A desconstrução do capitalismo neoliberal
Com a União Europeia ameaçando explodir, os Estados Unidos se desdobrando para evitar a recessão que desponta no horizonte e a Ásia apavorada com a desaceleração, já não há mais muitas vozes a louvar a globalização. No entanto, a ideia de uma “desglobalização” ainda enfrenta uma série de objeções estruturaisJean-Marie Harribey
O enfraquecimento das sociedades sob ataques violentos do mundo das finanças chegou a um limite: as estruturas da economia tremem, e o véu ideológico de suas representações é rasgado. Os arautos da globalização tiveram, então, que silenciar a cantilena da exaltação da eficiência dos mercados, e um debate tomou corpo em torno da sua antítese: o da desglobalização.1 Sua originalidade é que essa tese é abraçada tanto pelos fervorosos da ortodoxia quanto pelas fileiras dos economistas e políticos que haviam se insurgido contra a ditadura dos mercados financeiros, em particular no momento do combate contra o projeto do tratado constitucional europeu.
Por vários meses, notícias em jornais, artigos e livros trouxeram a público os temas do protecionismo, da saída do euro e da desglobalização. Os argumentos apresentados mais frequentemente remetem à natureza da crise do capitalismo, ao marco da regulação necessária e à questão da soberania democrática.
Desde o início dos anos 80, as estruturas do capital foram construídas para produzirem a rentabilidade máxima das aplicações financeiras – a “criação de valor para o acionista” –, enquanto a desvalorização da força de trabalho era sistematicamente orquestrada. Um processo permitiu que o outro acontecesse, na medida em que a liberdade de circulação dos capitais tornou possível a concorrência entre os sistemas sociais e fiscais. É isso que designa o eufemismo “globalização”: a reimplantação do capitalismo em escala mundial para remediar a crise da taxa de lucro que prevaleceu na virada dos anos 60-70; consagrando a vitória das classes dominantes e o predomínio dos ativos financeiros sobre os salários; a submissão das estruturas de regulação às exigências dos mercados.
Vinte anos foram suficientes para pôr abaixo esse arranjo: desde meados da década de 2000, a taxa de lucro parou de subir nos Estados Unidos, e o crédito concedido aos pobres para compensar a redução do valor da massa salarial não foi suficiente para absorver a superprodução industrial. O choque é propagado na velocidade da circulação dos capitais.
A crise não é a soma de dificuldades nacionais (gregas, irlandesas, portuguesas, espanholas etc.) provocadas apenas por problemas específicos internos de cada país, o que nos faria questionar sobre a coincidência deles se manifestarem simultaneamente. Ela é produto de um capitalismo que alcançou a “maturidade” mundial, cuja lógica de criação de valor para o acionista foi levada ao paroxismo, uma vez que tudo estava destinado a se tornar mercadoria, desde a produção de bens e serviços de base, até a saúde, a educação, a cultura, os recursos naturais e o conjunto dos seres vivos.

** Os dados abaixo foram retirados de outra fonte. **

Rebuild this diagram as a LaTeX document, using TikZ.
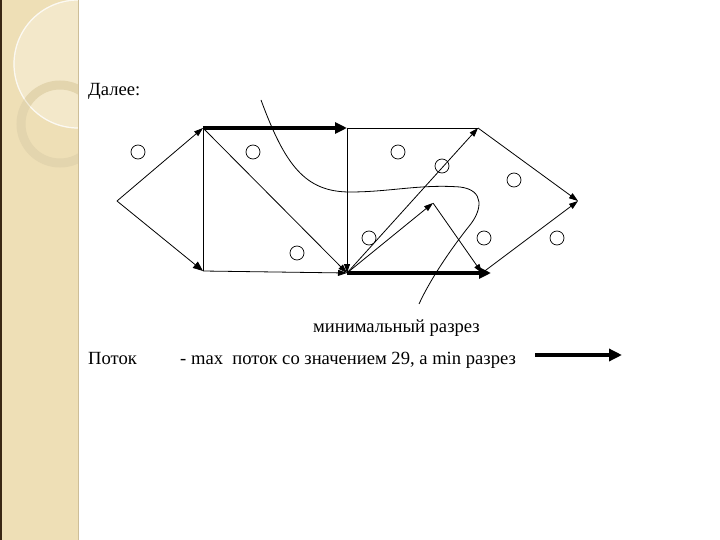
\documentclass[tikz,border=0pt]{standalone}
\usepackage{fontspec}
\setmainfont{Liberation Serif}
\usetikzlibrary{arrows.meta}
\definecolor{side}{HTML}{EEDFB6}
\definecolor{sidelight}{HTML}{F3E8CA}
\definecolor{sidering}{HTML}{E3D5AE}
\definecolor{sideedge}{HTML}{CDBE98}
\tikzset{
  thin/.style={line width=0.8pt,-{Triangle[length=9pt,width=6pt]}},
  plain/.style={line width=0.8pt},
  heavy/.style={line width=3.6pt,-{Triangle[length=12pt,width=11pt]}},
  hole/.style={circle,draw,line width=0.7pt,minimum size=14pt,inner sep=0pt},
  cut/.style={line width=0.8pt},
  lbl/.style={font=\fontsize{18.6}{21}\selectfont,inner sep=0pt}
}
\begin{document}
\begin{tikzpicture}[x=1pt,y=-1pt]
\useasboundingbox (0,0) rectangle (720,540);
% sidebar
\fill[side] (0,0) rectangle (78,540);
\begin{scope}
\clip (0,0) rectangle (78,540);
\fill[sidelight] (78,64) circle (64);
\draw[white,opacity=0.6,line width=1.2pt] (78,64) circle (64);
\draw[sidering,line width=9pt] (60,124) circle (39);
\draw[white,opacity=0.5,line width=1.2pt] (78,64) circle (64);
\end{scope}
\draw[sideedge,line width=1.5pt] (78.5,0) -- (78.5,540);
\draw[black!70!brown,line width=1.5pt] (0.75,0) -- (0.75,540);
% vertices
\coordinate (s) at (117,201);
\coordinate (A) at (203,128);
\coordinate (B) at (203,271);
\coordinate (C) at (347,128);
\coordinate (D) at (347,273);
\coordinate (E) at (478,128);
\coordinate (F) at (482,273);
\coordinate (M) at (433,203);
\coordinate (t) at (578,201);
% edges
\draw[thin] (s) -- (A);
\draw[line width=0.8pt,-{Triangle[length=10pt,width=8pt]}] (s) -- (B);
\draw[plain] (A) -- (B);
\draw[heavy] (A) -- (C);
\draw[thin] (A) -- (D);
\draw[thin] (B) -- (D);
\draw[thin] (C) -- (D);
\draw[plain] (C) -- (E);
\draw[thin] (D) -- (E);
\draw[thin] (D) -- (M);
\draw[thin] (M) -- (F);
\draw[heavy,shorten >=-9pt] (D) -- (F);
\draw[thin] (E) -- (t);
\draw[thin] (F) -- (t);
% holes
\node[hole] (h1) at (138,152) {};
\node[hole] (h2) at (253,152) {};
\node[hole] (h3) at (297,253) {};
\node[hole] (h4) at (398,152) {};
\node[hole] (h5) at (442,166) {};
\node[hole] (h6) at (514,180) {};
\node[hole] (h7) at (369,238) {};
\node[hole] (h8) at (484,238) {};
\node[hole] (h9) at (557,238) {};
% minimal cut
\coordinate (c0) at (261,100);
\coordinate (c1) at (419,304);
\draw[cut] (c0) .. controls (285,165) and (305,192) .. (350,192)
  .. controls (390,192) and (420,184) .. (460,187)
  .. controls (485,190) and (482,210) .. (470,225)
  .. controls (450,250) and (430,280) .. (c1);
% texts
\node[lbl,anchor=base west] (t1) at (88,96) {Далее:};
\node[lbl,anchor=base west] (t2) at (313,332) {минимальный разрез};
\node[lbl,anchor=base west] (t3) at (88,364) {Поток};
\node[lbl,anchor=base west] (t4) at (180,364) {- max\ \ поток со значением 29, а min разрез};
\coordinate (l0) at (535,355);
\coordinate (l1) at (622,355);
\draw[line width=4.5pt,-{Triangle[length=13pt,width=12pt]}] (l0) -- (l1);
\end{tikzpicture}
\end{document}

A partir de então a globalização não se reduz ao livre-comércio das mercadorias, isto é, à sua circulação, ela abrange o mundo dos novos produtos financeiros que, capturados pela lei do máximo valor, sofrem uma dupla e indissociável pressão: de um lado, revalorizar ao infinito o trabalho que não é pressionável; de outro, fazer essa espoliação sob uma base material que se degrada e se torna cada vez mais rarefeita.2 A crise financeira, portanto, tem subjacentes a superprodução capitalista e o impasse de um modelo de desenvolvimento.
Um dos principais argumentos dos partidários da esquerda da desglobalização consiste em imputar à globalização a destruição dos empregos e a desindustrialização dos países ricos. “Até meados dos anos 90, os ganhos de produtividade nos países emergentes não modificavam a correlação de forças com os países dominantes. Porém, desde a segunda metade da década de 1990, observa-se ganhos de produtividade muito grandes em países como a China e os do Leste Europeu. Desde então, ramos de atividades inteiras deixam os países industrializados”, estima Jacques Sapir.3 O que expressa, melhor que qualquer outro argumento, que a inversão da correlação de forças entre a classe dominante e os assalariados nos países industrializados é anterior, em ao menos quinze anos, à emergência da China.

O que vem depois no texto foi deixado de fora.